Salit: Exactly. Switching over to the “other side of the aisle,” a new Time Magazine poll shows John Edwards up by a couple of points ahead of Hillary in Iowa. Some people say that Edwards is going to win Iowa, but then what? That it doesn’t really mean anything. Some people say, if he wins, he gets a big bounce going into New Hampshire. I’m not going to ask you to predict an outcome, unless you want to. But does Edwards’ popularity in Iowa suggest that Clinton’s and Obama’s positions as the “top two” are overstated?

Newman: I don’t know. The obvious explanation is he spent a lot of money and put a lot of time into Iowa and Iowans like that. My sense is that Edwards might well win in Iowa, but whether that does much for him is a big question. A gnawing question, it seems to me, is – again, these are my own biases obviously, since I’m uttering them – is there going to be a point in this whole elongated process when Hillary’s negatives start to bite her. Obviously, the whole Clinton campaign is designed to forestall or put that off completely. But, is that ever going to happen? If it does, it’s a whole new race. I find that to be the fascinating question. Who wins the Iowa caucuses? An interesting question. But not as compelling for me.

Salit: I guess it’s compelling relative to this question that you’re raising. Iowa could play some kind of role in that “moment of truth” you’re describing.

Newman: Yes. Because it might be a moment when Democrats in Iowa say She’s got problems. I’m not so interested in how many votes Edwards gets as in how many votes Hillary doesn’t get.

Salit: At one point in the roundtable discussion on “Meet the Press” the Democratic and Republican consultants talked about how Hillary has run a “flawless campaign.” At one point Mary Matilin said, ‘She’s run a flawless campaign because she has to run a flawless campaign.
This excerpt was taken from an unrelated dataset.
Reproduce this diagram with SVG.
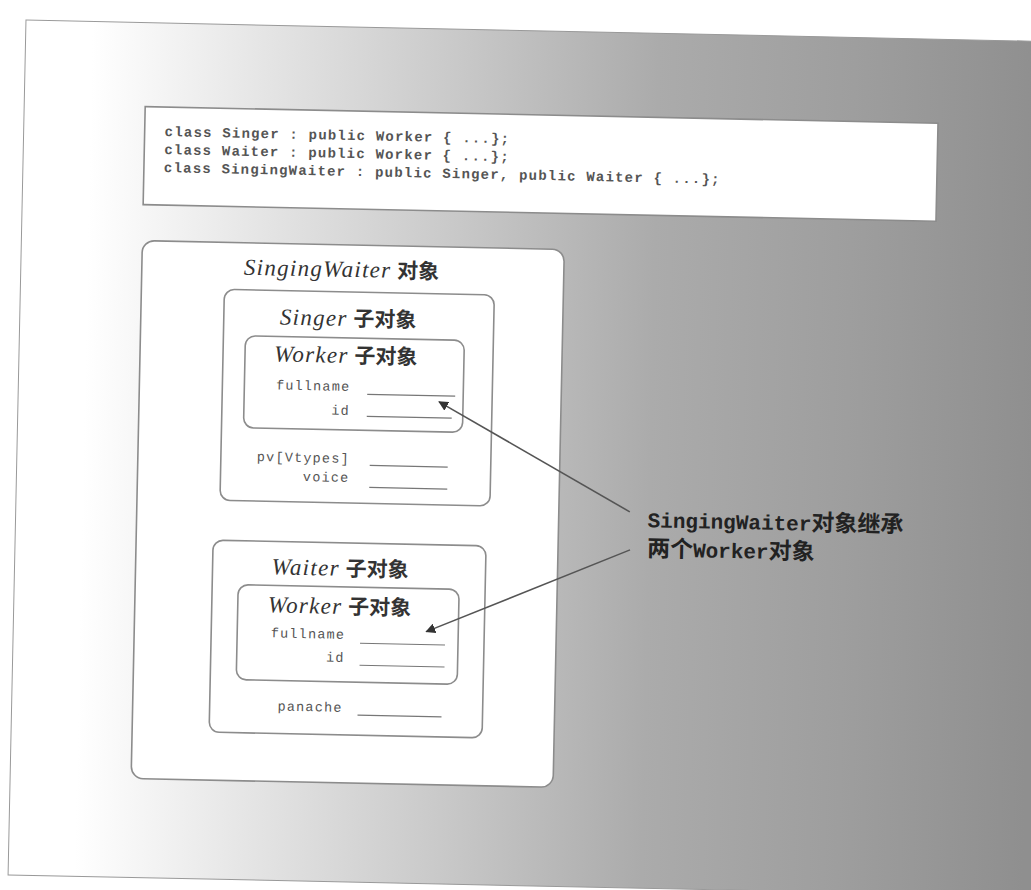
<svg xmlns="http://www.w3.org/2000/svg" width="1031" height="890" viewBox="0 0 1031 890">
<defs>
<linearGradient id="bg" x1="0" y1="0" x2="1031" y2="0" gradientUnits="userSpaceOnUse">
<stop offset="0.08" stop-color="#ffffff"/>
<stop offset="0.24" stop-color="#e6e6e6"/>
<stop offset="0.44" stop-color="#c8c8c8"/>
<stop offset="0.63" stop-color="#ababab"/>
<stop offset="0.82" stop-color="#9e9e9e"/>
<stop offset="1" stop-color="#8f8f8f"/>
</linearGradient>
<marker id="ah" viewBox="0 0 10 10" refX="9" refY="5" markerWidth="10" markerHeight="10" markerUnits="userSpaceOnUse" orient="auto">
<path d="M0,0 L10,5 L0,10 z" fill="#333"/>
</marker>
<style>
.box{fill:#fff;stroke:#8c8c8c;stroke-width:1.6}
.code{font-family:"Liberation Mono","DejaVu Sans Mono",monospace;font-size:14px;fill:#555;font-weight:bold;letter-spacing:1.2px}
.title{font-family:"Liberation Serif","Noto Sans CJK SC",serif;font-size:23px;fill:#333}
.it{font-style:italic;letter-spacing:1.3px}
.cjk{font-family:"Noto Sans CJK SC",sans-serif;font-weight:bold;font-size:21px}
.fld{font-family:"Liberation Mono",monospace;font-size:13.5px;fill:#555;letter-spacing:1.2px;text-anchor:end}
.ln{stroke:#777;stroke-width:1.2}
.conn{stroke:#555;stroke-width:1.6;fill:none;marker-end:url(#ah)}
.lbl{font-family:"Liberation Mono","Noto Sans CJK SC",monospace;font-size:21px;font-weight:bold;fill:#222}
.lc{font-family:"Noto Sans CJK SC",sans-serif;font-size:23px}
</style>
</defs>
<g transform="rotate(1.2 350 500)">
<rect x="16" y="27" width="1100" height="855" fill="url(#bg)" stroke="#999" stroke-width="1"/>
<g id="code">
<rect x="137" y="111" width="793" height="98" fill="#fff" stroke="#8c8c8c" stroke-width="1.6"/>
<text class="code" x="157" y="140">class Singer : public Worker { ...};</text>
<text class="code" x="157" y="158">class Waiter : public Worker { ...};</text>
<text class="code" x="157" y="176">class SingingWaiter : public Singer, public Waiter { ...};</text>
</g>
<g id="singingwaiter">
<rect class="box" x="137" y="245" width="422" height="538" rx="12"/>
<text class="title" x="239" y="277"><tspan class="it">SingingWaiter</tspan> <tspan class="cjk">对象</tspan></text>
</g>
<g id="singer">
<rect class="box" x="220" y="292" width="270" height="211" rx="10"/>
<text class="title" x="276" y="326"><tspan class="it">Singer</tspan> <tspan class="cjk">子对象</tspan></text>
<text class="fld" x="349" y="463">pv[Vtypes]</text>
<line class="ln" x1="369" y1="465" x2="447" y2="465"/>
<text class="fld" x="349" y="482">voice</text>
<line class="ln" x1="369" y1="487" x2="447" y2="487"/>
</g>
<g id="worker1">
<rect class="box" x="242" y="338" width="219" height="92" rx="10"/>
<text class="title" x="271" y="363"><tspan class="it">Worker</tspan> <tspan class="cjk">子对象</tspan></text>
<text class="fld" x="348" y="391">fullname</text>
<line class="ln" x1="365" y1="394" x2="453" y2="394"/>
<text class="fld" x="348" y="415">id</text>
<line class="ln" x1="365" y1="416" x2="450" y2="416"/>
</g>
<g id="waiter">
<rect class="box" x="214" y="543" width="273" height="192" rx="10"/>
<text class="title" x="273" y="576"><tspan class="it">Waiter</tspan> <tspan class="cjk">子对象</tspan></text>
<text class="fld" x="347" y="712">panache</text>
<line class="ln" x1="362" y1="715" x2="446" y2="715"/>
</g>
<g id="worker2">
<rect class="box" x="240" y="587" width="221" height="95" rx="10"/>
<text class="title" x="270" y="614"><tspan class="it">Worker</tspan> <tspan class="cjk">子对象</tspan></text>
<text class="fld" x="348" y="639">fullname</text>
<line class="ln" x1="363" y1="643" x2="448" y2="643"/>
<text class="fld" x="348" y="662">id</text>
<line class="ln" x1="363" y1="665" x2="448" y2="665"/>
</g>
<g id="connectors">
<line class="conn" x1="630" y1="506" x2="437" y2="400"/>
<line class="conn" x1="631" y1="544" x2="429" y2="630"/>
</g>
<g id="label">
<text class="lbl" x="648" y="521">SingingWaiter<tspan class="lc">对象继承</tspan></text>
<text class="lbl" x="648" y="550"><tspan class="lc">两个</tspan>Worker<tspan class="lc">对象</tspan></text>
</g>
</g>
</svg>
Just on the other side of her strengths…

Newman: …is the fact that she’s flawed.’

Salit: Yes.

Newman: In the post-caucus exit polling, the press is going to ask Iowa voters a lot of questions like: Hillary would be the first woman president. She’s the wife of Bill Clinton, who was popular with you. How come you didn’t vote for her?

Salit: And the answers could be: We don’t like her. We don’t exactly know where she’s coming from. That kind of thing.

Newman: And then her negatives become the story.

Salit: The Larry Craig resignation. As I said to you earlier, I don’t like these kinds of things. I really experience the cruelty of the game and I find that repulsive.

Newman: You’re right. It’s cruel.

Salit: There was a lot of discussion about the Republican crack-down on Craig. The question was asked: ‘Why did the Republicans pile on here and they didn’t with Vitter, the guy from Louisiana?’ And somebody pointed out: ‘Because the governor of Louisiana was a Democrat and he wouldn’t appoint a Republican and the governor of Idaho is a Republican, so the Republicans know they control the next Senator.’ So, the beginning, middle and end of the story is there.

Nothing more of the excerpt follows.